On Friday afternoon, the AP issued a clarification that gutted the original story and likely left readers puzzled.

The 650 million-to-one statistic, the AP noted, was a bit out of context, and the original story also omitted an explanation of the margins of error in hottest year calculations — margins of error that could easily negate the claim that 2014 was the hottest year on record.

Read the AP's whole clarification below:

In a story Jan. 16, The Associated Press reported that the odds that nine of the 10 hottest years have occurred since 2000 are about 650 million to one. These calculations, as the story noted, treated as equal the possibility of any given year in the records being one of the hottest. The story should have included the fact that substantial warming in the years just prior to this century could make it more likely that the years since were warmer, because high temperatures tend to persist.
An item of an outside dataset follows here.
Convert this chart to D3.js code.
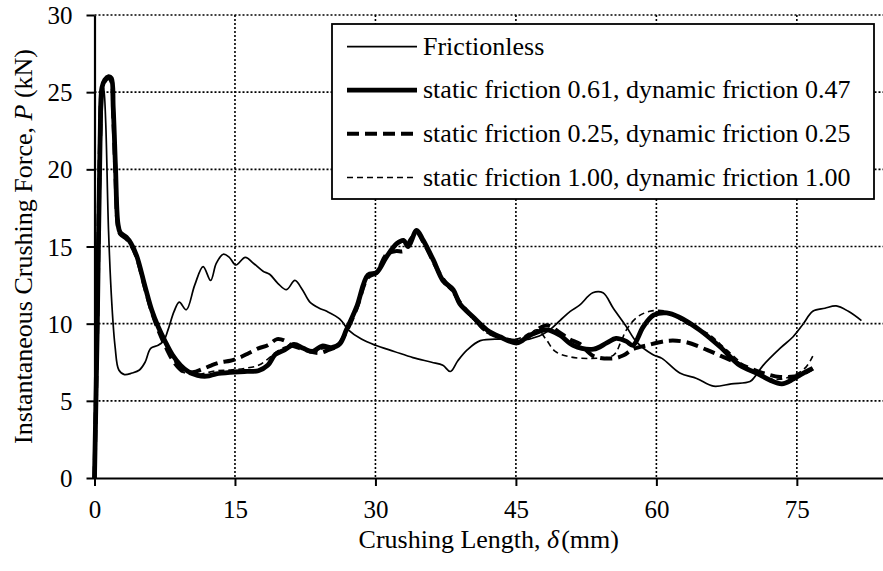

The story also reported that 2014 was the hottest year on record, according to the National Oceanic and Atmospheric Administration and NASA, but did not include the caveat that other recent years had average temperatures that were almost as high — and they all fall within a margin of error that lessens the certainty that any one of the years was the hottest.

An earlier version of the story quoted Rutgers University climate scientist Jennifer Francis as noting that the margin of error makes it uncertain whether 2014 was warmest, or the second, third or sixth warmest year. She said that regardless, the trend shows a "clear, consistent and incontrovertible" warming of Earth. That reference to the margin of error was dropped in later versions.